Court to look at FCC policy on broadcast profanity
Tuesday, March 18, 2008
WASHINGTON -- The Supreme Court on Monday stepped into a legal fight over the use of curse words on the airwaves, the high court's first major case on broadcast indecency in 30 years.
The case concerns a Federal Communications Commission policy that allows for fines against broadcasters for so-called "fleeting expletives," one-time uses of the F-word or its close cousins.
Fox Broadcasting Co., along with ABC, CBS and NBC, challenged the new policy after the commission said broadcasts of entertainment awards shows in 2002 and 2003 were indecent because of profanity uttered by Bono, Cher and Nicole Richie.
A federal appeals court said the new policy was invalid and could violate the First Amendment.
No fines were issued in the incidents, but the FCC could impose fines for future violations of the policy.
The case before the court technically involves only two airings on Fox of the "Billboard Music Awards" in which celebrities' expletives were broadcast over the airwaves.
FCC chairman Kevin Martin said Monday that he was pleased with the court's decision.
"The Commission, Congress and most importantly parents understand that protecting our children is our greatest responsibility," he said in a prepared statement. "I continue to believe we have an obligation then to enforce laws restricting indecent language on television and radio when children are in the audience."
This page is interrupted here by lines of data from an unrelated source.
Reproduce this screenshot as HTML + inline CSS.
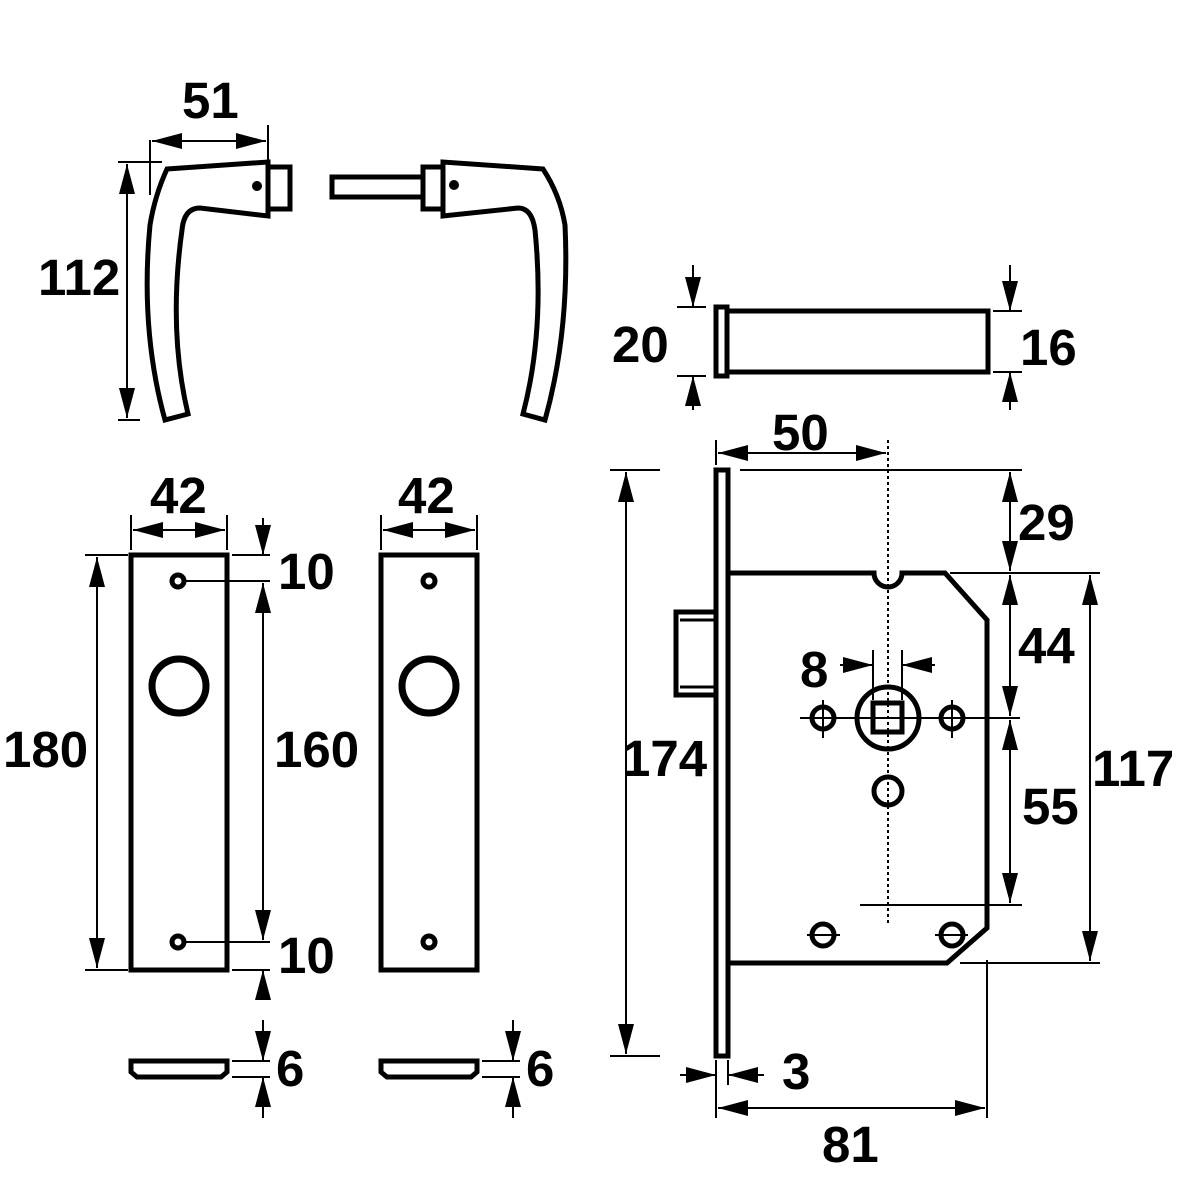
<!DOCTYPE html>
<html><head><meta charset="utf-8"><style>
html,body{margin:0;padding:0;background:#fff}
svg{display:block}
text{font-family:"Liberation Sans",sans-serif;font-weight:bold;font-size:51px;fill:#000}
</style></head><body>
<svg width="1181" height="1181" viewBox="0 0 1181 1181" xmlns="http://www.w3.org/2000/svg">
<defs>
<marker id="a" markerUnits="userSpaceOnUse" markerWidth="32" markerHeight="18" refX="30" refY="9" orient="auto-start-reverse">
<path d="M0,1 L30,9 L0,17 Z" fill="#000"/></marker>
</defs>
<g fill="none" stroke="#000" stroke-width="5">
<!-- left handle -->
<path d="M167,169 L268,162 L268,216 L200,208 Q184,208 182,230 Q168,330 188,414 L165,420 Q140,330 150,225 Q155,195 167,169 Z"/>
<rect x="268" y="167" width="22" height="42"/>
<!-- right handle -->
<path d="M543,169 L443,162 L443,216 L518,208 Q532,208 535,230 Q545,330 523,414 L545,420 Q570,330 565,225 Q560,195 543,169 Z"/>
<rect x="423" y="167" width="20" height="42"/>
<rect x="332" y="177" width="91" height="20"/>
<!-- pin -->
<rect x="716" y="307" width="11" height="69"/>
<rect x="727" y="311" width="261" height="61"/>
<!-- plates -->
<rect x="131" y="555" width="96" height="415"/>
<rect x="381" y="555" width="96" height="415"/>
<circle cx="179" cy="686" r="27" stroke-width="7"/>
<circle cx="429" cy="686" r="27" stroke-width="7"/>
<circle cx="178" cy="581" r="6"/><circle cx="178" cy="942" r="6"/>
<circle cx="429" cy="581" r="6"/><circle cx="429" cy="942" r="6"/>
<path d="M131,1061 H227 V1072 L221,1077 H137 L131,1072 Z"/>
<path d="M381,1061 H477 V1072 L471,1077 H387 L381,1072 Z"/>
<!-- lock -->
<rect x="716" y="470" width="12" height="586"/>
<path d="M730,573 H874 A14,14 0 0 0 902,573 H945 L987,620 V928 L947,963 H730"/>
<rect x="676" y="612" width="40" height="83"/>
<path d="M680,620 H716 M680,687 H716" stroke-width="3"/>
<circle cx="888" cy="718" r="31"/>
<rect x="873" y="703" width="29" height="29"/>
<circle cx="823" cy="718" r="11"/><circle cx="952" cy="718" r="11"/>
<circle cx="888" cy="791" r="14"/>
<circle cx="823" cy="935" r="11"/><circle cx="952" cy="935" r="11"/>
</g>
<g fill="none" stroke="#000" stroke-width="2">
<path d="M888,440 V925" stroke-dasharray="3,3"/>
<path d="M800,718 H1020 M823,700 V738 M952,700 V738 M807,935 H840 M935,935 H968"/>
<!-- handle dims -->
<path d="M150,140 V195 M268,125 V160 M118,162 H162 M118,420 H140"/>
<path d="M152,141 H266" marker-start="url(#a)" marker-end="url(#a)"/>
<path d="M127,164 V418" marker-start="url(#a)" marker-end="url(#a)"/>
<!-- pin dims -->
<path d="M677,307 H706 M677,376 H706 M993,311 H1022 M993,372 H1022"/>
<path d="M693,265 V307" marker-end="url(#a)"/><path d="M693,410 V376" marker-end="url(#a)"/>
<path d="M1010,265 V311" marker-end="url(#a)"/><path d="M1010,410 V372" marker-end="url(#a)"/>
<!-- plate dims -->
<path d="M131,515 V550 M227,515 V550 M381,515 V550 M477,515 V550"/>
<path d="M133,530 H225" marker-start="url(#a)" marker-end="url(#a)"/>
<path d="M383,530 H475" marker-start="url(#a)" marker-end="url(#a)"/>
<path d="M85,555 H128 M85,970 H128 M185,581 H270 M185,942 H270 M232,555 H270 M232,970 H270"/>
<path d="M97,557 V968" marker-start="url(#a)" marker-end="url(#a)"/>
<path d="M263,583 V940" marker-start="url(#a)" marker-end="url(#a)"/>
<path d="M263,518 V555" marker-end="url(#a)"/><path d="M263,1000 V970" marker-end="url(#a)"/>
<path d="M232,1061 H270 M232,1077 H270 M482,1061 H520 M482,1077 H520"/>
<path d="M263,1020 V1061" marker-end="url(#a)"/><path d="M263,1118 V1077" marker-end="url(#a)"/>
<path d="M513,1020 V1061" marker-end="url(#a)"/><path d="M513,1118 V1077" marker-end="url(#a)"/>
<!-- lock dims -->
<path d="M716,440 V465 M610,470 H660 M610,1056 H660 M740,470 H1022 M950,573 H1100 M860,905 H1022 M960,963 H1100"/>
<path d="M718,453 H886" marker-start="url(#a)" marker-end="url(#a)"/>
<path d="M626,472 V1054" marker-start="url(#a)" marker-end="url(#a)"/>
<path d="M1010,472 V571" marker-start="url(#a)" marker-end="url(#a)"/>
<path d="M1010,575 V716" marker-start="url(#a)" marker-end="url(#a)"/>
<path d="M1010,720 V903" marker-start="url(#a)" marker-end="url(#a)"/>
<path d="M1090,575 V961" marker-start="url(#a)" marker-end="url(#a)"/>
<path d="M873,650 V700 M902,650 V700"/>
<path d="M840,665 H873" marker-end="url(#a)"/><path d="M935,665 H902" marker-end="url(#a)"/>
<path d="M716,1060 V1118 M728,1060 V1085 M987,960 V1118"/>
<path d="M680,1075 H716" marker-end="url(#a)"/><path d="M764,1075 H728" marker-end="url(#a)"/>
<path d="M718,1108 H985" marker-start="url(#a)" marker-end="url(#a)"/>
</g>
<g fill="#000"><circle cx="257" cy="186" r="5"/><circle cx="454" cy="185" r="5"/></g>
<text x="182" y="118">51</text>
<text x="38" y="295">112</text>
<text x="612" y="362">20</text>
<text x="1020" y="365">16</text>
<text x="772" y="450">50</text>
<text x="1018" y="540">29</text>
<text x="1018" y="663">44</text>
<text x="800" y="687">8</text>
<text x="1022" y="824">55</text>
<text x="1092" y="786">117</text>
<text x="622" y="776">174</text>
<text x="150" y="513">42</text>
<text x="398" y="513">42</text>
<text x="3" y="767">180</text>
<text x="274" y="767">160</text>
<text x="278" y="589">10</text>
<text x="278" y="973">10</text>
<text x="276" y="1086">6</text>
<text x="526" y="1086">6</text>
<text x="782" y="1089">3</text>
<text x="822" y="1162">81</text>
</svg>
</body></html>
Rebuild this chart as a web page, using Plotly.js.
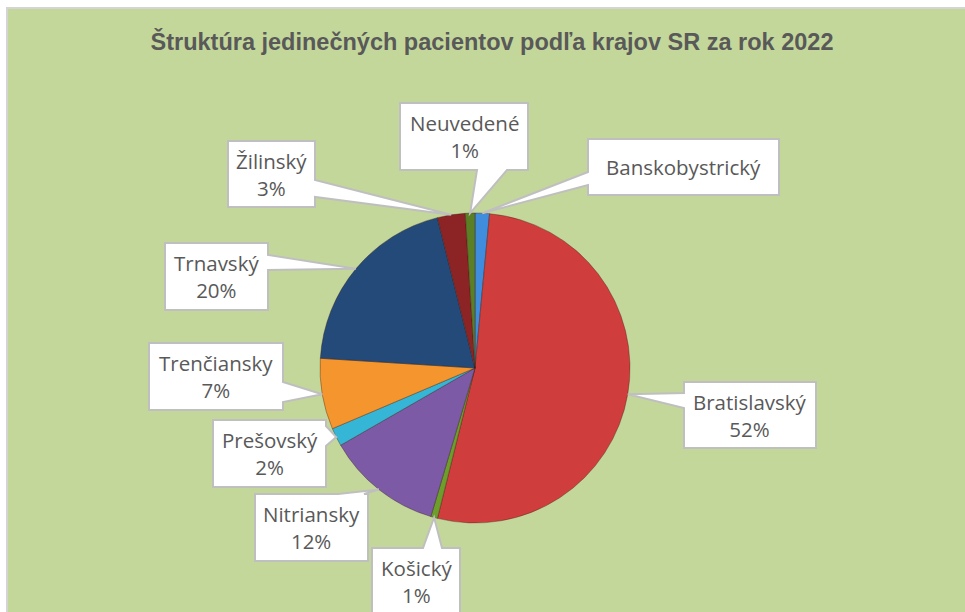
<!DOCTYPE html>
<html><head><meta charset="utf-8">
<script src="https://cdn.plot.ly/plotly-3.0.1.min.js"></script>
<style>html,body{margin:0;padding:0;background:#fff;overflow:hidden}#chart{width:965px;height:612px}</style>
</head><body><div id="chart"></div>
<script>
// ---- data ----
const regions = ["Banskobystrický","Bratislavský","Košický","Nitriansky","Prešovský","Trenčiansky","Trnavský","Žilinský","Neuvedené"];
const values  = [1.5, 52.4, 0.7, 12.1, 1.9, 7.4, 20.1, 2.9, 1.0];
const showPct = [false, true, true, true, true, true, true, true, true];
const colors  = ["#3f8ddc","#d03d3d","#6d9e2c","#7c5aa6","#36b6d6","#f4952d","#234a78","#8c2325","#5a7f24"];
const titleText = "Štruktúra jedinečných pacientov podľa krajov SR za rok 2022";

// ---- layout of callout boxes (page pixels) ----
const W = 965, H = 612;
const pie = {cx: 475, cy: 368, r: 155};
const callouts = [
  {box:[588,139,779,195], side:"left",   base:[172,185]},
  {box:[684,382,816,448], side:"left",   base:[393,408]},
  {box:[372,548,460,615], side:"top",    base:[423,442]},
  {box:[255,494,368,561], side:"top",    base:[338,364]},
  {box:[213,420,326,487], side:"right",  base:[426,446]},
  {box:[149,343,283,410], side:"right",  base:[382,402]},
  {box:[165,243,268,310], side:"right",  base:[255,270]},
  {box:[228,141,315,207], side:"right",  base:[180,197]},
  {box:[400,103,528,170], side:"bottom", base:[477,507]}
];

const px = x => x / W;
const py = y => 1 - y / H;

const total = values.reduce((a,b)=>a+b,0);
let cum = 0;
const shapes = [
  {type:"rect", xref:"paper", yref:"paper", x0:0, x1:1, y0:py(7), y1:1, fillcolor:"#ffffff", line:{width:0}, layer:"below"},
  {type:"rect", xref:"paper", yref:"paper", x0:0, x1:px(6), y0:0, y1:1, fillcolor:"#ffffff", line:{width:0}, layer:"below"},
  {type:"line", xref:"paper", yref:"paper", x0:px(7), x1:px(7), y0:0, y1:py(8), line:{color:"#d4d4d4", width:2}, layer:"below"},
  {type:"line", xref:"paper", yref:"paper", x0:px(6), x1:1, y0:py(8), y1:py(8), line:{color:"#d4d4d4", width:2}, layer:"below"}
];
const annotations = [];

values.forEach((v,i)=>{
  const mid = (cum + v/2) / total;
  cum += v;
  const ang = mid * 2 * Math.PI;
  const tx = pie.cx + pie.r * Math.sin(ang);
  const ty = pie.cy - pie.r * Math.cos(ang);
  const c = callouts[i];
  const [x0,y0,x1,y1] = c.box;
  const [b0,b1] = c.base;
  let pts;
  if (c.side === "bottom") pts = [[x0,y0],[x1,y0],[x1,y1],[b1,y1],[tx,ty],[b0,y1],[x0,y1]];
  else if (c.side === "top") pts = [[x0,y0],[b0,y0],[tx,ty],[b1,y0],[x1,y0],[x1,y1],[x0,y1]];
  else if (c.side === "left") pts = [[x0,y0],[x1,y0],[x1,y1],[x0,y1],[x0,b1],[tx,ty],[x0,b0]];
  else pts = [[x0,y0],[x1,y0],[x1,b0],[tx,ty],[x1,b1],[x1,y1],[x0,y1]];
  const path = pts.map((p,k)=>(k?"L":"M")+px(p[0]).toFixed(5)+","+py(p[1]).toFixed(5)).join(" ")+" Z";
  shapes.push({type:"path", xref:"paper", yref:"paper", path:path, fillcolor:"#ffffff", line:{color:"#bfbfbf", width:2}, layer:"above"});
  const pct = Math.round(v / total * 100);
  annotations.push({
    xref:"paper", yref:"paper", x:px((x0+x1)/2), y:py((y0+Math.min(y1,612))/2 + (y1>612?1.5:0)),
    xanchor:"center", yanchor:"middle", showarrow:false,
    text: regions[i] + (showPct[i] ? "<br>" + pct + "%" : ""),
    font:{family:"Open Sans, sans-serif", size:20.5, color:"#595959"}
  });
});

const data = [{
  type:"pie", labels:regions, values:values, sort:false, direction:"clockwise", rotation:0,
  marker:{colors:colors, line:{color:"rgba(50,20,20,0.35)", width:1}},
  textinfo:"none", hoverinfo:"label+percent", showlegend:false,
  domain:{x:[320/W, 630/W], y:[1-523/H, 1-213/H]}
}];

const layout = {
  width:W, height:H, margin:{l:0,r:0,t:0,b:0},
  paper_bgcolor:"#c4d79b", plot_bgcolor:"#c4d79b",
  title:{text:"<b>"+titleText+"</b>", x:492/W, xanchor:"center", y:1-42/H, yanchor:"middle", yref:"container",
         font:{family:"Liberation Sans, Arial, sans-serif", size:23.5, color:"#595959"}},
  shapes:shapes, annotations:annotations, showlegend:false
};
Plotly.newPlot("chart", data, layout, {displayModeBar:false, staticPlot:true});
</script></body></html>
Fox Broadcasting Co. was also pleased. The decision will "give us the opportunity to argue that the FCC's expanded enforcement of the indecency law is unconstitutional in today's diverse media marketplace where parents have access to a variety of tools to monitor their children's television viewing," company spokesman Scott Grogin said in a prepared statement.
The FCC appealed to the Supreme Court after the 2nd U.S. Circuit Court of Appeals in New York nullified the agency's enforcement regime regarding "fleeting expletives." By a 2-1 vote, the appeals court said the FCC had changed its policy and failed to adequately explain why it had done so.
The appeals court, acting on a complaint by the networks, nullified the policy until the agency could return with a better explanation for the change.
The court rejected the FCC's policy on procedural grounds, but was "skeptical that the commission can provide a reasoned explanation for its fleeting expletive regime that would pass constitutional muster."
The case will be argued in the fall.